Hasbrouck concluded, “The Center will have access to a dozen tumor boards at Memorial which are specific to various tumor sites. Dr. Negrea and his team, as well as subspecialists, radiologists, pathologists, cardio-thoracic surgeons and others who are part of a multidisciplined group, will make decisions with Meadows as a team. The Center can access the latest clinical therapies, clinical trials, and research studies across the network. That is powerful to be bringing that here for our patients.” About the Tommy and Shirley Strickland Cancer Treatment Center The Tommy and Shirley Strickland Cancer Center at Meadows offers the latest in chemotherapy and radiation technology to South Georgia. In addition to the offering the area’s top oncologists, surgeons and support specialists who work collectively to create personalized treatment plans, the Center provides a nurse navigator who offers guidance and support throughout the treatment; a nutritionist who provides a customized nutrition plan as needed; physical therapists to help patients maintain strength during treatment and recovery; as well as survivor coordinators to provide post-treatment support. The Center also offers connections to support groups for patients and their families. About Low Country Cancer Care (LCCC) The LCCC team also has a practice at the Memorial Health Curtis and Elizabeth Anderson Cancer Institute (ACI) in Savannah. Since starting ACI, the LCCC team has enhanced cancer services, improved patient access and doubled the number of physicians providing cancer care at this location.

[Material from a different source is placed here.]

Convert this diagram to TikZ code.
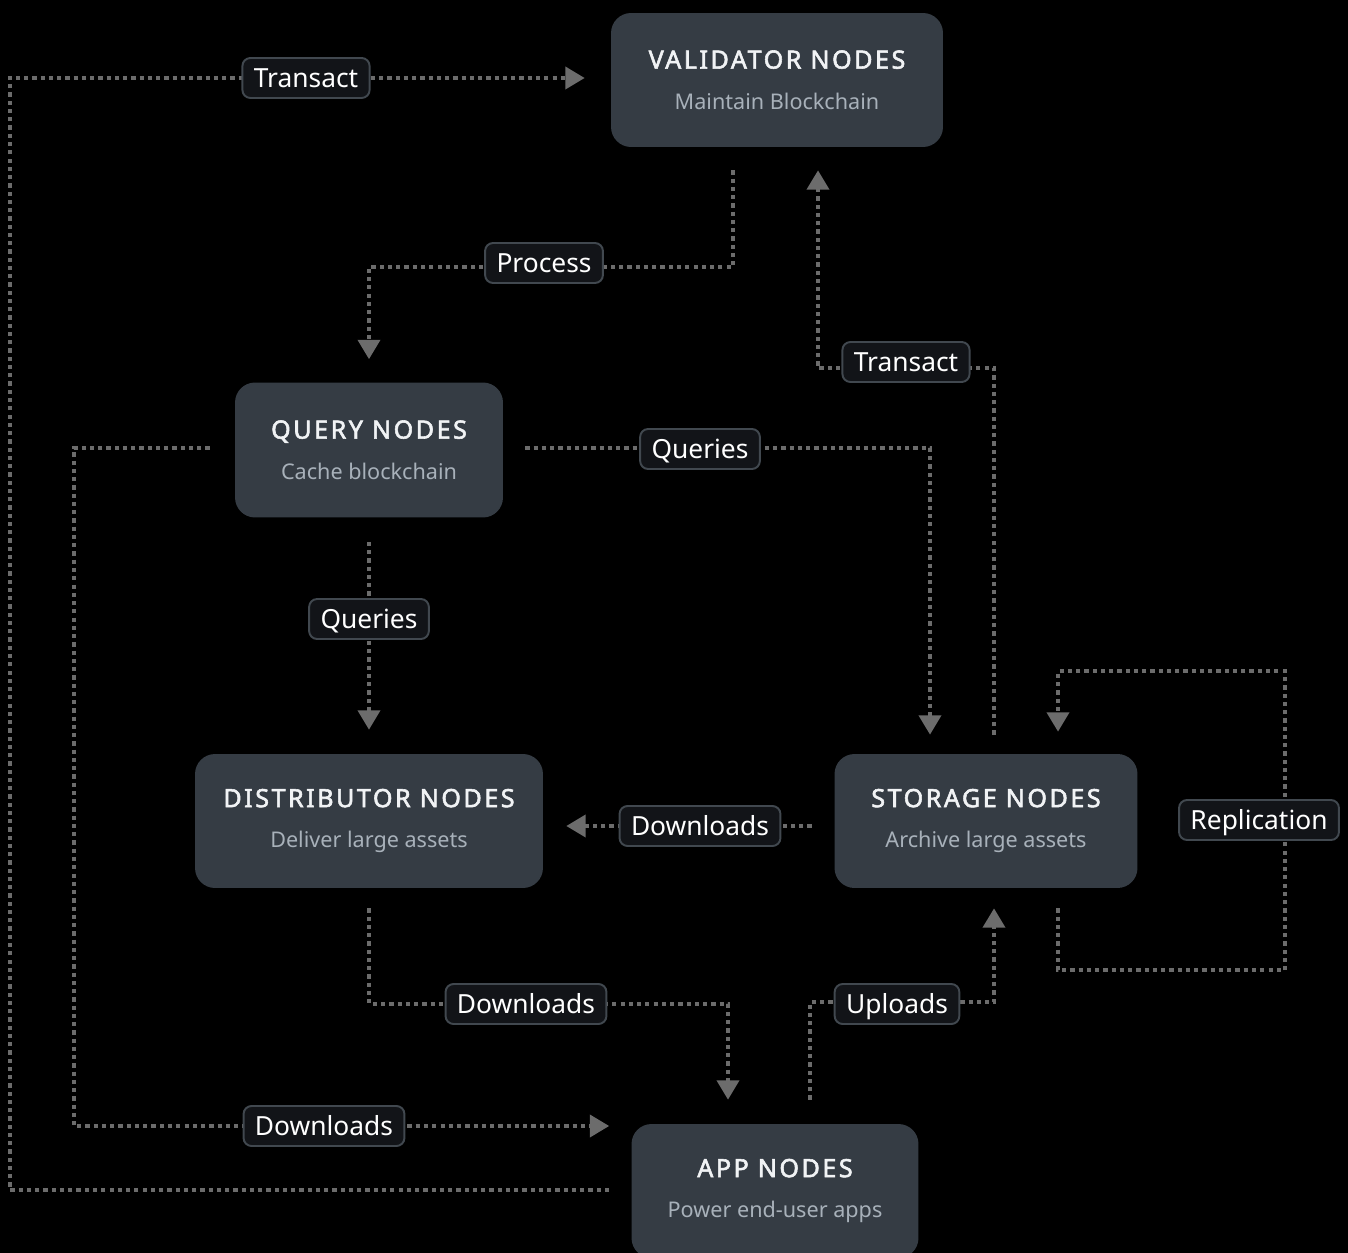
\documentclass[tikz,border=0pt]{standalone}
\usepackage{fontspec}
\setmainfont{Noto Sans}
\newfontfamily\headfont{Noto Sans}[LetterSpace=10,FakeBold=2.2]
\usetikzlibrary{arrows.meta,calc}
\definecolor{boxfill}{RGB}{53,60,68}
\definecolor{titletext}{RGB}{241,243,245}
\definecolor{subtext}{RGB}{168,177,186}
\definecolor{linkgray}{RGB}{108,108,108}
\definecolor{tagfill}{RGB}{18,20,24}
\definecolor{tagedge}{RGB}{65,72,79}
\newcommand{\heading}[1]{{\headfont\fontsize{14.3}{23.2}\selectfont\color{titletext}#1}}
\begin{document}
\begin{tikzpicture}[x=0.02cm,y=-0.02cm,
    box/.style={fill=boxfill,rectangle,rounded corners=0.4cm,align=center,text=subtext,font=\fontsize{12.3}{23.2}\selectfont},
    link/.style={draw=linkgray,line width=2.2pt,dash pattern=on 2.4pt off 2.3pt,-{Triangle[width=12.5pt,length=11pt]}},
    tag/.style={draw=tagedge,line width=1.1pt,fill=tagfill,rectangle,rounded corners=0.16cm,text=white,font=\fontsize{15}{18}\selectfont,minimum height=0.8cm,inner xsep=6.5pt,inner ysep=0pt,text height=12pt,text depth=1pt}]
    %% Background
    \fill[black] (0,0) rectangle (1348,1253);
    \useasboundingbox (0,0) rectangle (1348,1253);
    %% Nodes
    \node[box,minimum width=6.64cm,minimum height=2.68cm] (V) at (777,80) {\heading{VALIDATOR NODES}\\Maintain Blockchain};
    \node[box,minimum width=5.36cm,minimum height=2.7cm] (Q) at (369,450) {\heading{QUERY NODES}\\Cache blockchain};
    \node[box,minimum width=6.96cm,minimum height=2.68cm] (D) at (369,821) {\heading{DISTRIBUTOR NODES}\\Deliver large assets};
    \node[box,minimum width=6.06cm,minimum height=2.68cm] (S) at (986,821) {\heading{STORAGE NODES}\\Archive large assets};
    \node[box,minimum width=5.74cm,minimum height=2.68cm] (A) at (775,1191) {\heading{APP NODES}\\Power end-user apps};
    %% Links
    \draw[link,shorten <=0.44cm,shorten >=0.52cm] ($(A.west)+(0,-1)$) -| ($(V.west)+(-601,-2)$) -- ($(V.west)+(0,-2)$);
    \draw[link,shorten <=0.46cm,shorten >=0.46cm] ($(V.south)+(-44,0)$) |- ($(Q.north)+(0,-115)$) -- (Q.north);
    \draw[link,shorten <=0.38cm,shorten >=0.46cm] ($(S.north)+(8,0)$) |- ($(V.south)+(41,221)$) -- ($(V.south)+(41,0)$);
    \draw[link,shorten <=0.44cm,shorten >=0.38cm] ($(Q.east)+(0,-2)$) -| ($(S.north)+(-56,0)$);
    \draw[link,shorten <=0.48cm,shorten >=0.48cm] (Q.south) -- (D.north);
    \draw[link,shorten <=0.5cm,shorten >=0.44cm] ($(Q.west)+(0,-2)$) -- ++(-161,0) |- ($(A.west)+(0,-65)$);
    \draw[link,shorten <=0.45cm,shorten >=0.46cm] ($(S.west)+(0,5)$) -- ($(D.east)+(0,5)$);
    \draw[link,shorten <=0.4cm,shorten >=0.44cm] ($(S.south)+(72,0)$) -- ++(0,82) -| ++(227,-299) -| ($(S.north)+(72,0)$);
    \draw[link,shorten <=0.4cm,shorten >=0.48cm] (D.south) |- ($(A.north)+(-47,-120)$) -- ($(A.north)+(-47,0)$);
    \draw[link,shorten <=0.48cm,shorten >=0.4cm] ($(A.north)+(35,0)$) |- ($(S.south)+(8,114)$) -- ($(S.south)+(8,0)$);
    %% Labels
    \node[tag] (T1) at (306,78) {Transact};
    \node[tag] (P) at (544,263) {Process};
    \node[tag] (T2) at (906,362) {Transact};
    \node[tag] (Q1) at (700,449) {Queries};
    \node[tag] (Q2) at (369,619) {Queries};
    \node[tag] (D1) at (324,1126) {Downloads};
    \node[tag] (D2) at (700,826) {Downloads};
    \node[tag] (R) at (1259,820) {Replication};
    \node[tag] (D3) at (526,1004) {Downloads};
    \node[tag] (U) at (897,1004) {Uploads};
\end{tikzpicture}
\end{document}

In conjunction with AON, LCCC offers a complete service line of medical cancer care with in-house lab, pathology, infusion and specialty pharmacy services. Patients benefit from faster results with AON pathology and less wait times for certain oral cancer medications with AON pharmacy.
Services include diagnosis, treatment, care management and patient support.
LCCC participates in the Oncology Care Model, a national healthcare initiative which seeks to provide higher quality, better coordinated oncology care at lower cost. About the American Oncology Network (AON) “We’re excited about this partnership,” said Shelly Glenn, Chief Growth and Relationship Officer for AON. “We started the organization in 2018. Now we have 170 providers in more than 70 locations n 16 states, from Washington State to Brunswick, Georgia.”
AON is an alliance of physicians and healthcare leaders dedicated to ensuring the long-term success and viability of oncology and hematology diagnosis and treatment in community- based settings. It is the fasted growing network of community oncology practices delivering oncology practices delivering local access to cancer care.